Conflict of authority: exalted journalists versus the police

In response to Washington Post, HuffPo Reporters Arrested, Released in Ferguson:

We’re going to be arguing about the various “lessons of Ferguson” for a long time to come.  Here’s my first one, which drew some heat on Twitter because it was assumed I was specifically referring to the Battle of McDonald’s:

Twitter is not the place for complex and nuanced arguments, or to discuss all the possible ramifications of a simple statement.  But I’ll stand by that simple statement as written, and yes, it’s my advice for journalists covering a riot.  By all means, raise holy hell later on, if you think the instructions were unwarranted or unjust.  But police officers trying to keep a lid on a volatile situation, with reason to fear for both bystanders and their own personal safety, deserve some polite deference in the heat of the moment.  Nobody from the Washington Post will be held accountable if a bad situation spins out of control into serious injury or death, but the people with badges will.

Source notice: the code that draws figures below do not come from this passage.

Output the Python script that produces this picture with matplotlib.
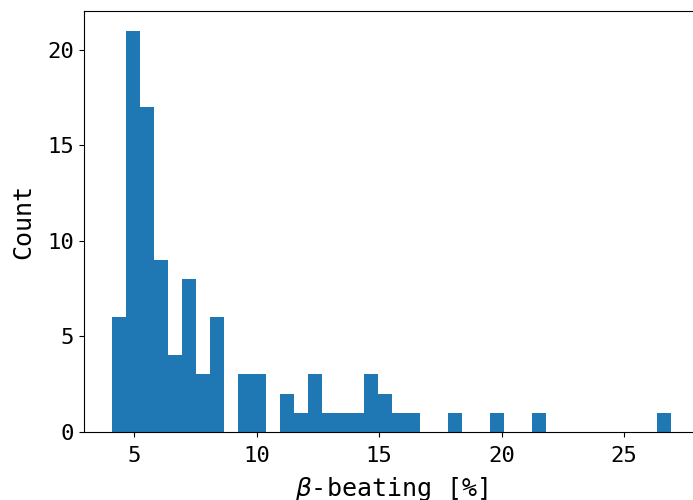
import numpy as np
import matplotlib
matplotlib.use('Agg')
import matplotlib.pyplot as plt

plt.rcParams['font.family'] = 'DejaVu Sans Mono'

# histogram: 40 equal bins between these limits
beat_min = 4.09
beat_max = 26.93
counts = [6, 21, 17, 9, 4, 8, 3, 6, 0, 3,
          3, 0, 2, 1, 3, 1, 1, 1, 3, 2,
          1, 1, 0, 0, 1, 0, 0, 1, 0, 0,
          1, 0, 0, 0, 0, 0, 0, 0, 0, 1]

edges = np.linspace(beat_min, beat_max, len(counts) + 1)
centres = 0.5 * (edges[:-1] + edges[1:])

fig = plt.figure(figsize=(6.93, 5.0), dpi=100)
ax = fig.add_axes([0.1212, 0.1366, 0.888, 0.842])
ax.hist(centres, bins=edges, weights=counts, color='C0')
ax.set_xlabel(r'$\beta$-beating [%]', fontsize=18, labelpad=6)
ax.set_ylabel('Count', fontsize=18, labelpad=9)
ax.tick_params(labelsize=16)
ax.tick_params(axis='x', pad=7)
ax.set_xticks([5, 10, 15, 20, 25])
ax.set_yticks([0, 5, 10, 15, 20])

plt.savefig('out.png', dpi=100)
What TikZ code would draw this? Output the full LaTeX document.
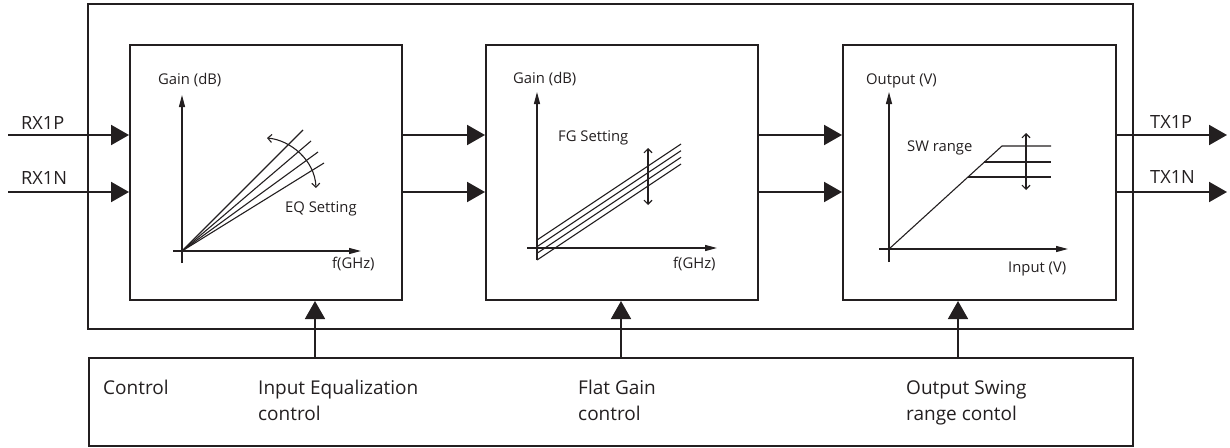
\documentclass[tikz,border=0pt]{standalone}
\usepackage{fontspec}
\setmainfont{Open Sans}
\usetikzlibrary{arrows.meta}
\definecolor{ink}{HTML}{231F20}
\tikzset{
  x=1pt,y=-1pt,
  box/.style={draw=ink,line width=2pt,minimum height=255pt,inner sep=0pt},
  bigarrow/.style={draw=ink,line width=2pt,-{Triangle[length=18pt,width=20pt]}},
  ctlline/.style={draw=ink,line width=1.7pt,-{Triangle[length=18pt,width=20pt]}},
  axis/.style={draw=ink,line width=1.3pt,-{Triangle[length=12pt,width=6pt]}},
  curve/.style={draw=ink,line width=1.1pt},
  setarrow/.style={draw=ink,line width=1.1pt,{Straight Barb[length=4pt,width=8pt]}-{Straight Barb[length=4pt,width=8pt]}},
  pin/.style={font=\fontsize{18.2}{20}\selectfont,text=ink,inner sep=0pt,anchor=base west},
  glabel/.style={font=\fontsize{14.8}{16}\selectfont,text=ink,inner sep=0pt,anchor=base west},
  clabel/.style={font=\fontsize{19}{26}\selectfont,text=ink,inner sep=0pt,anchor=base west,align=left},
}
\begin{document}
\begin{tikzpicture}
\useasboundingbox (0,0) rectangle (1230,447);
% outer and control boxes
\node[draw=ink,line width=2pt,minimum width=1045pt,minimum height=325pt,inner sep=0pt] (outer) at (610.5,166.5) {};
\node[draw=ink,line width=1.6pt,minimum width=1044pt,minimum height=88pt,inner sep=0pt] (ctrl) at (611,402) {};
% blocks
\node[box,minimum width=272pt] (b1) at (266,172.5) {};
\node[box,minimum width=272pt] (b2) at (622,172.5) {};
\node[box,minimum width=273pt] (b3) at (979.5,172.5) {};
% terminals
\coordinate (in1) at (8,135);
\coordinate (in2) at (8,192);
\coordinate (out1) at (1227,135);
\coordinate (out2) at (1227,192);
\draw[bigarrow] (in1) -- (in1 -| b1.west);
\draw[bigarrow] (in2) -- (in2 -| b1.west);
\draw[bigarrow] (b1.east |- in1) -- (b2.west |- in1);
\draw[bigarrow] (b1.east |- in2) -- (b2.west |- in2);
\draw[bigarrow] (b2.east |- in1) -- (b3.west |- in1);
\draw[bigarrow] (b2.east |- in2) -- (b3.west |- in2);
\draw[bigarrow] (b3.east |- in1) -- (out1);
\draw[bigarrow] (b3.east |- in2) -- (out2);
\node[pin] (rxp) at (21,129) {RX1P};
\node[pin] (rxn) at (21,184) {RX1N};
\node[pin] (txp) at (1150,128) {TX1P};
\node[pin] (txn) at (1150,183) {TX1N};
% control lines
\coordinate (k1) at (315,0);
\coordinate (k2) at (621,0);
\coordinate (k3) at (958,0);
\draw[ctlline] (ctrl.north -| k1) -- (b1.south -| k1);
\draw[ctlline] (ctrl.north -| k2) -- (b2.south -| k2);
\draw[ctlline] (ctrl.north -| k3) -- (b3.south -| k3);
\node[clabel] (lc) at (103,394) {Control};
\node[clabel] (l1) at (258,420) {Input Equalization\\control};
\node[clabel] (l2) at (578,420) {Flat Gain\\control};
\node[clabel] (l3) at (906,420) {Output Swing\\range contol};
% graph 1
\coordinate (o1) at (182,251);
\draw[axis] (182,263) -- (182,95);
\draw[axis] (173,251) -- (361,251);
\node[glabel] (g1y) at (158,84) {Gain (dB)};
\node[glabel] (g1x) at (332,268) {f(GHz)};
\node[glabel] (g1s) at (285,212) {EQ Setting};
\draw[curve] (o1) -- (303,130);
\draw[curve] (o1) -- (311,141);
\draw[curve] (o1) -- (318,152);
\draw[curve] (o1) -- (324,163);
\draw[setarrow] (267,138) .. controls (290,140) and (315,160) .. (316,188);
% graph 2
\draw[axis] (537,260) -- (537,92);
\draw[axis] (527,248) -- (717,248);
\node[glabel] (g2y) at (513,83) {Gain (dB)};
\node[glabel] (g2x) at (673,268) {f(GHz)};
\node[glabel] (g2s) at (558,141) {FG Setting};
\draw[curve] (537,240) -- (681,144);
\draw[curve] (537,246.7) -- (681,150.7);
\draw[curve] (537,253.3) -- (681,157.3);
\draw[curve] (537,260) -- (681,164);
\draw[setarrow] (648,148) -- (648,205);
% graph 3
\draw[axis] (889,262) -- (889,92);
\draw[axis] (879,249) -- (1068,249);
\node[glabel] (g3y) at (866,84) {Output (V)};
\node[glabel] (g3x) at (1008,272) {Input (V)};
\node[glabel] (g3s) at (907,151) {SW range};
\draw[curve] (889,249) -- (1002,146) -- (1051,146);
\draw[curve] (984,162) -- (1051,162);
\draw[curve] (968,177) -- (1051,177);
\draw[setarrow] (1026,133) -- (1026,190);
\end{tikzpicture}
\end{document}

Among other reasons for following this philosophy, the cops bursting into McDonald’s and telling everyone to clear out are part of a tactical network with real-time intelligence about what’s happening on the ground.  They have been trained to deal with these situations.  I doubt the Huffington Post provides tactical response training for its writers.  When people in riot gear tell you it’s time to move, it is reasonable to assume they know something you don’t.

Which doesn’t mean you have to agree with them, wholeheartedly and forever.  I’m a big believer in the criticism of authority, and practice it on a daily basis.  Independence is a muscle that atrophies, if not flexed periodically.  I tend to agree that the militarization of local law enforcement has become troubling.  Among other things, it diverts resources from where they are needed – as some critics have noted, all that heavy equipment might be better used on the southern border.  When it’s hard to tell the cops apart from the army, Something Ain’t Right.

But those are arguments to be conducted rationally, not in the heat of the moment, with officers who do not make the laws they are sworn to uphold.  There are plenty of bad cops out there – perhaps a disturbing and increasing number of them.  Too many encounters with citizens are escalating into lethal violence.  But that doesn’t change my essential respect for police officers, or my doctrine for responding to them during a sticky situation.  Have there been a lot of instances in which polite, well-mannered, cooperative citizens have been gunned down by cops?  Note: the “polite” part is as important as the “cooperative” part.  Even the simple act of purchasing a hamburger at the Ferguson McDonald’s can be turned into an ugly confrontation, if the people on either side of the register are impolite to each other.

I’m generally more inclined to criticize the people giving the orders and making the rules than the people who carry them out, particularly in heated situations, particularly when the heat is coming from Molotov cocktails.  I’ve dumped oceans of pixels on the absolutely outrageous abuse of power at the IRS, which I view as one of the greatest scandals in American history, but I’ve never had anything but polite and professional experiences on the few occasions when I’ve dealt with IRS agents.  And those conversations occurred in air-conditioned offices, or over the phone, not while angry crowds were forming for a fourth night of vandalism and looting.

It’s important to conduct ourselves with good manners, with goodwill, toward our fellow citizens, too.  We’re not far removed from an era when courteous behavior was more widely presumed, and its absence more noted and criticized.  The way we speak to each other has changed, and not for the better.  Naturally that colors the way we see each other.  A great deal of ill-mannered conduct descends from contempt, the sense that someone has no reason to respect those he encounters, no reason to make the effort to treat them politely or respect their sensibilities.  Offending sensibilities is a mark of “authenticity” for many of us now.  It defines entire subcultures.

We’ve got a long way to go before we know the full story of how Michael Brown died in Ferguson.  Of course, that isn’t stopping plenty of people from jumping to conclusions… which illustrates another shortage of goodwill and respect, regardless of which conclusion they’re jumping to.  I feel safe in saying the encounter between Brown and the still-unnamed police officer was not marked by mutual good manners and polite respect.  That might be all on the cop, and even if it’s not, bad manners are not “justification” for dying at the hands of any government agent, or being unjustly arrested.  But does anyone really doubt that good manners reduce the odds of those things happening?